With that turnout like that, Jamie needed to do better than 40% in the Black districts, and she did.

View code
ggplot(
  d3_cat %>% 
    filter(as.numeric(cat) %in% 1:2),
  aes(x=cat, y=100 * pvote)
) + 
  geom_bar(stat="identity", aes(fill=cat)) +
  scale_fill_manual("", values=c(light_blue, light_red, light_orange, light_green)) +
  facet_wrap(~candidate) +
  ylab("Percent of Vote") +
  xlab("") +
  theme_sixtysix() %+replace%
  theme(axis.text.x = element_blank()) +
  ggtitle("At Large Candidates' performance by voting bloc")

Gauthier got 79% of the vote in the wealthier divisions of University City, but managed a whopping 47% of the vote in the District’s Black divisions. That was enough for a decisive 56-44 win.

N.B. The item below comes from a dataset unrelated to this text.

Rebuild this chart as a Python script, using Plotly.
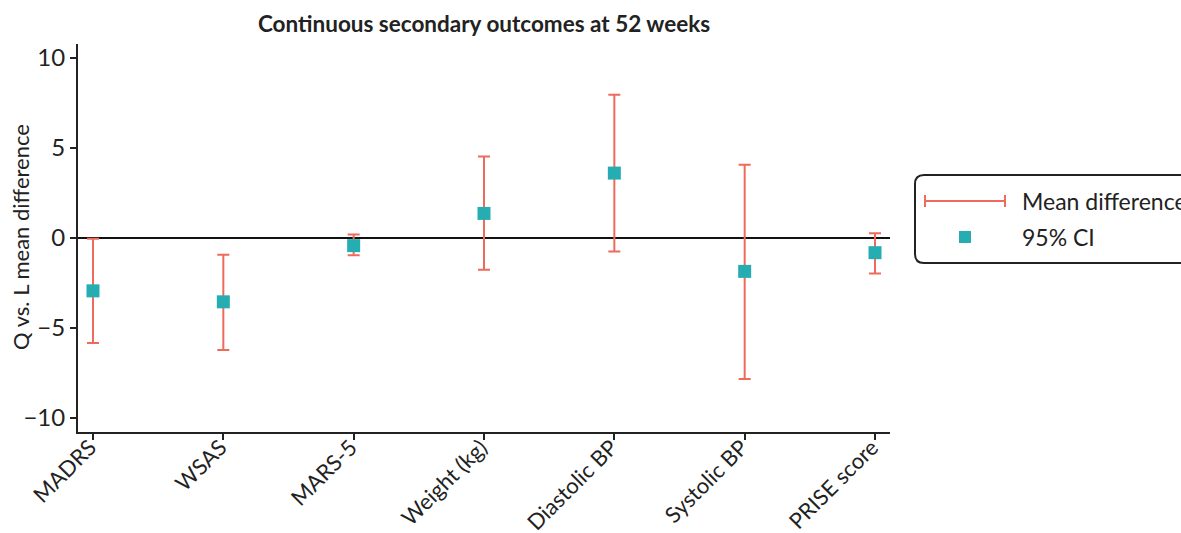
import plotly.graph_objects as go

# Outcome measures and their estimated Q vs. L mean differences with 95% CI
outcomes = ["MADRS", "WSAS", "MARS-5", "Weight (kg)", "Diastolic BP", "Systolic BP", "PRISE score"]
mean_diff = [-2.96, -3.57, -0.45, 1.34, 3.58, -1.88, -0.84]
ci_lower = [-5.85, -6.24, -0.99, -1.79, -0.78, -7.86, -1.99]
ci_upper = [-0.07, -0.95, 0.17, 4.50, 7.93, 4.04, 0.24]
y_ticks = [-10, -5, 0, 5, 10]

ERR_COLOR = "#EE6A5C"
PT_COLOR = "#26ADB1"
FONT = "Lato, 'Open Sans', sans-serif"

err_plus = [u - m for u, m in zip(ci_upper, mean_diff)]
err_minus = [m - l for m, l in zip(mean_diff, ci_lower)]

fig = go.Figure()
fig.add_trace(go.Scatter(
    x=outcomes, y=mean_diff, mode="markers",
    marker=dict(symbol="square", size=13, color=PT_COLOR),
    error_y=dict(type="data", symmetric=False, array=err_plus, arrayminus=err_minus,
                 color=ERR_COLOR, thickness=2, width=6),
    showlegend=False,
))

fig.update_layout(
    width=1181, height=533,
    margin=dict(l=78, r=291, t=44, b=101),
    paper_bgcolor="white", plot_bgcolor="white",
    font=dict(family=FONT, size=22, color="#222222"),
    title=dict(text="<b>Continuous secondary outcomes at 52 weeks</b>",
               x=0.5, xref="paper", y=0.955, yref="container",
               xanchor="center", yanchor="middle",
               font=dict(size=22.5, color="#222222")),
    xaxis=dict(range=[-0.115, 6.115], showline=True, linecolor="#222222", linewidth=2,
               ticks="outside", ticklen=6, tickwidth=2, tickcolor="#222222",
               tickangle=-45, showgrid=False, zeroline=False, automargin=False,
               ticklabelstandoff=-14, ticklabelshift=-3, tickfont=dict(size=22)),
    yaxis=dict(range=[-10.8, 10.75], tickvals=y_ticks, showline=True,
               linecolor="#222222", linewidth=2, ticks="outside", ticklen=6,
               tickwidth=2, tickcolor="#222222", showgrid=False, automargin=False,
               zeroline=True, zerolinecolor="#111111", zerolinewidth=2,
               tickfont=dict(size=24)),
)

# Legend panel drawn on paper coordinates (outside the plot area, right side)
def px_x(px):
    return (px - 78) / (1181 - 78 - 291)

def px_y(py):
    return (533 - 101 - py) / (533 - 44 - 101)

# Y-axis title
fig.add_annotation(text="Q vs. L mean difference", xref="paper", yref="paper",
                   x=px_x(20), y=px_y(237), xanchor="center", yanchor="middle",
                   textangle=-90, showarrow=False, font=dict(size=22, color="#222222"))

x0, x1, y0, y1, r = 915, 1200, 175, 263, 9
path = (
    f"M {px_x(x0 + r)},{px_y(y0)} L {px_x(x1 - r)},{px_y(y0)} "
    f"Q {px_x(x1)},{px_y(y0)} {px_x(x1)},{px_y(y0 + r)} "
    f"L {px_x(x1)},{px_y(y1 - r)} Q {px_x(x1)},{px_y(y1)} {px_x(x1 - r)},{px_y(y1)} "
    f"L {px_x(x0 + r)},{px_y(y1)} Q {px_x(x0)},{px_y(y1)} {px_x(x0)},{px_y(y1 - r)} "
    f"L {px_x(x0)},{px_y(y0 + r)} Q {px_x(x0)},{px_y(y0)} {px_x(x0 + r)},{px_y(y0)} Z"
)
fig.add_shape(type="path", path=path, xref="paper", yref="paper",
              line=dict(color="#222222", width=2), fillcolor="white", layer="above")

# Error-bar legend glyph
ly = 201
fig.add_shape(type="line", xref="paper", yref="paper",
              x0=px_x(925), x1=px_x(1005), y0=px_y(ly), y1=px_y(ly),
              line=dict(color=ERR_COLOR, width=2), layer="above")
for cx in (925, 1005):
    fig.add_shape(type="line", xref="paper", yref="paper",
                  x0=px_x(cx), x1=px_x(cx), y0=px_y(ly - 6), y1=px_y(ly + 6),
                  line=dict(color=ERR_COLOR, width=2), layer="above")

# Square legend glyph
sy = 237
fig.add_shape(type="rect", xref="paper", yref="paper",
              x0=px_x(959), x1=px_x(971), y0=px_y(sy - 6), y1=px_y(sy + 6),
              line=dict(width=0), fillcolor=PT_COLOR, layer="above")

for text, ty in (("Mean difference", ly), ("95% CI", sy)):
    fig.add_annotation(text=text, xref="paper", yref="paper",
                       x=px_x(1020), y=px_y(ty), xanchor="left", yanchor="middle",
                       showarrow=False, font=dict(size=23, color="#222222"))

fig.write_html("out.html")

What are we to make of this?

City-wide, Black neighborhoods turned out stronger than they had the last two primaries, reasserting their electoral power and pushing their preferred candidates over the finish line. DiBerardinis came closest to recreating Gym’s 2015 path to victory, but finished just short. Even in West Philly’s surprise upset, Jamie Gauthier’s win was largely enabled by surprising strength in the high-turnout West, Southwest, and Mantua divisions.